Yellow Eyes – Rare Field Ceiling

What the hell is a Rare Field Ceiling?

Yellow Eyes’ fourth album Immersion Trench Reverie was one of my black metal highlights of 2017, so I was pretty excited for the follow up. Rare Field Ceiling (what does that even mean lol) is a much thicker mixture of dissonance than its predecessor. While it’s a good effort, I can’t help but be left a bit cold, if only because of the weight of expectations. Rare Field Ceiling eschews the alpine atmosphere that kept me coming back to Immersion Trench Reverie. While I’ve enjoyed it each time I’ve listened to it, this one hasn’t become a staple in my black metal listening diet the way its predecessor has.

The Skarstad brothers, who lead the band, have said that leading up to the album there have been a series of devastating health crises in their family (God, I wish that wasn’t so relatable), and that it couldn’t help but have a big impact on the album. I think this makes a lot of sense. While you still have some subtle melody, as well as samples of bells, women’s choirs and the like, this is a much darker album than Immersion Trench Reverie. The production is intentionally rough and muddy and they lean much harder on their dissonant side than their melodic one. While Immersion Trench Reveries brought to mind images of forests and mountaintops, Rare Ceiling Fan almost has the atmosphere of an industrial wasteland. Actually, it reminds me a lot of the movie Stalker where it’s still in sepia and they’re sneaking through the industrial section leading up to the zone.

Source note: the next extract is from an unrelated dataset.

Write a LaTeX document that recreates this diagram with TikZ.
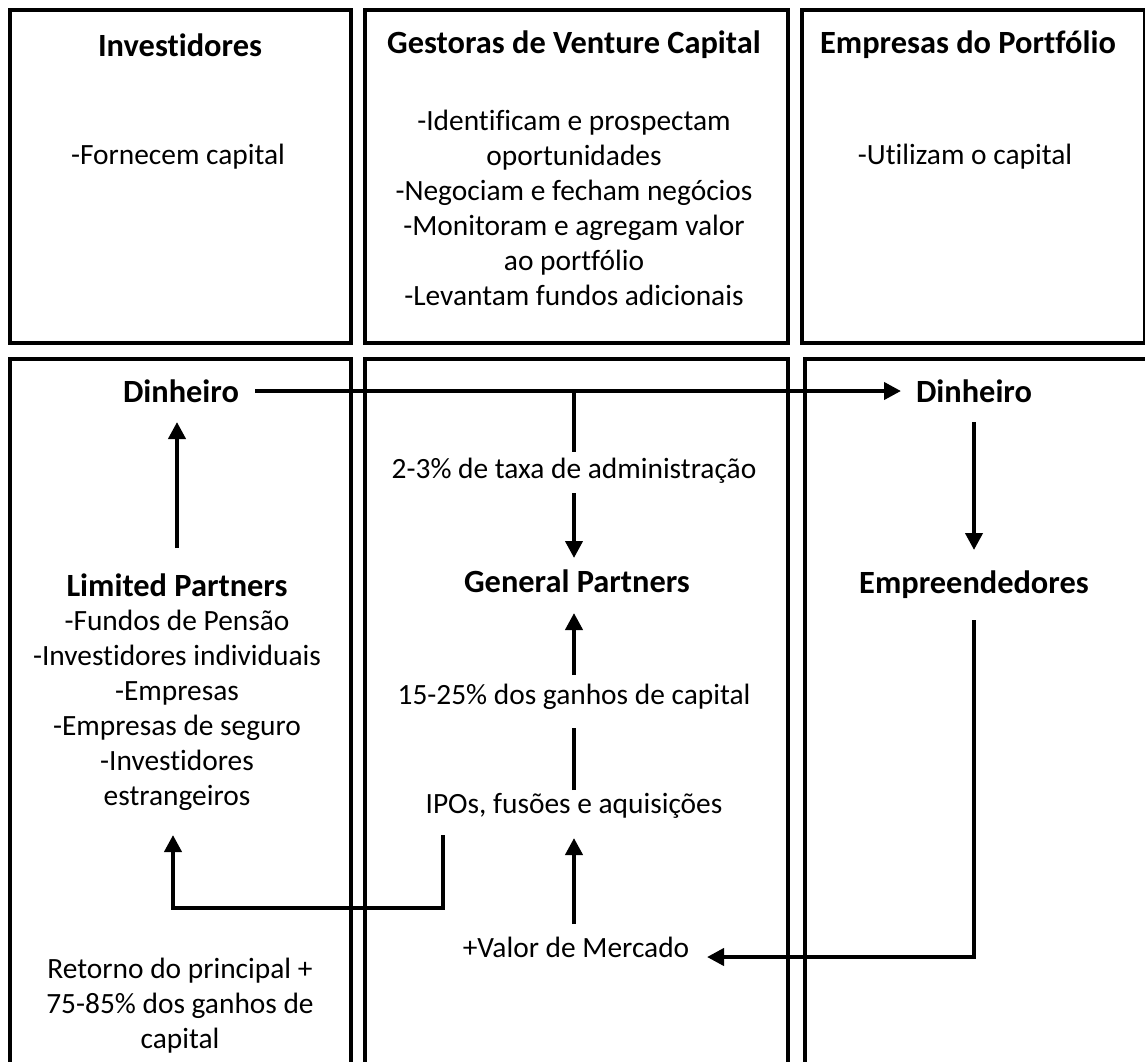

Yellow Eyes have long had an obscure streak, but I find the song titles to be particularly amusing here. With song titles like “Light Delusion Curtain” and “Nutrient Painting”, thematically they can be as obscure as the music sometimes proves to be. The production here is raw and muddy, the songs structures atypical and everything kind of congeals into this thick, molassesy stream of dissonance. We do have some off-kilter melody penetrating the murk, and it’s a welcome inclusion. Mike is as good as always on the drums, and the rasps are strong and pained. The album is a very dreary affair that kind of ends up blurring into one experience, rather than there being standout songs.

It’s pretty funny that one of the brothers takes on gigs like making commercial Christmas music for Reese Peanut Butter Cups commercials. The swirling shroud of dissonance that comprises Rare Ceiling Fan is about as far away from that world as you can get. While this does not reach the towering alpine peaks of Immersion Trench Reverie, it is still a welcome addition to the Yellow Eyes discography. Featuring a much more dreary and opaque vibe, it is good at what it does an still one of the stronger black metal albums I’ve heard out of 2019.